Drafting a product hierarchy is not unlike organizing your closet, pantry, or garage, and it can be as simple or as sophisticated as you need. Keep in mind, however, that even large businesses can succinctly convey complex product ecosystems, so don’t shy away from simplification if that’s the natural output. It’s probably correct.

Start by identifying shared features and functionality, and categorize them by what pain(s) they solve. Consider Facebook: the Messenger and Video Chat products both fit under the shared umbrella of communication. Features like Suggested Connections and News Feed are all about discovery.

Buckets of functionality should be logical groupings that match the way the end product is ultimately presented and sold to the customer. This doesn’t just help internal sales talk about your product; it helps customers talk about your product, too.


Step 3: Growing Your Hierarchy

The earlier you design your product hierarchy, the better off you’ll be moving forward. Features are easier to vet and prioritize, packaging options emerge, and road-mapping exercises become less challenging.

Revisit your product hierarchy each time you grow your product to ensure new additions fit. If they don’t, that feature or product might now be worth pursuing, or you might consider creating a new category. A word of caution: New categories should only be created if they align to a roadmap of growth in that category. Don’t just create a new category to fit something because it doesn’t fit anywhere else.

Revisit your product hierarchy each time you grow your product to ensure new additions fit.

Ask yourself these questions each time you add new features or products:

  1. Does this feature/product fit naturally into an existing category in my hierarchy?
  2. Is it rooted in user needs and business goals?
  3. Will adding it affect my product positioning?
  4. Will adding it change the way we sell?

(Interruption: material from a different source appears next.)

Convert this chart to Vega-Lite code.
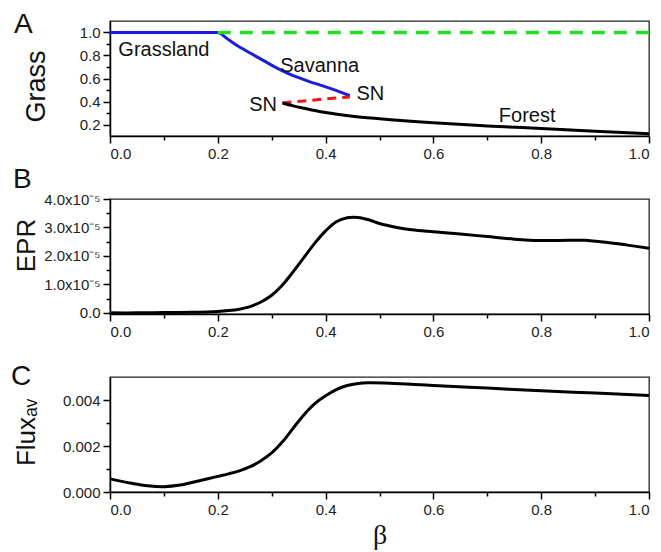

Using Your Product Hierarchy

Let your product hierarchy be your guide, and reference it regularly throughout your product journey.

Most importantly, don’t hide it.

It’ll help sales reps understand how to talk about the product, how to classify opportunities, how to upsell, and how to measure success. It’ll make it easier for marketing to structure release messaging, notes, and communications externally so users understand what’s new.

Publicize it internally, and departments across your business will feel more empowered to speak intelligently about the product. Publicize it externally, and customers will purchase more confidently, drive warmer word-of-mouth referrals, and enjoy a better product experience.

Follow The North Star

The North Star was a reliable source of direction before compasses and GPS, and even though it moves across the sky as the earth orbits the sun, it always stays due north.

In the same way, your product hierarchy will evolve as your business changes, but it should always remain your guiding light. Your North Star.

Trust in your product hierarchy and your product will grow effortlessly.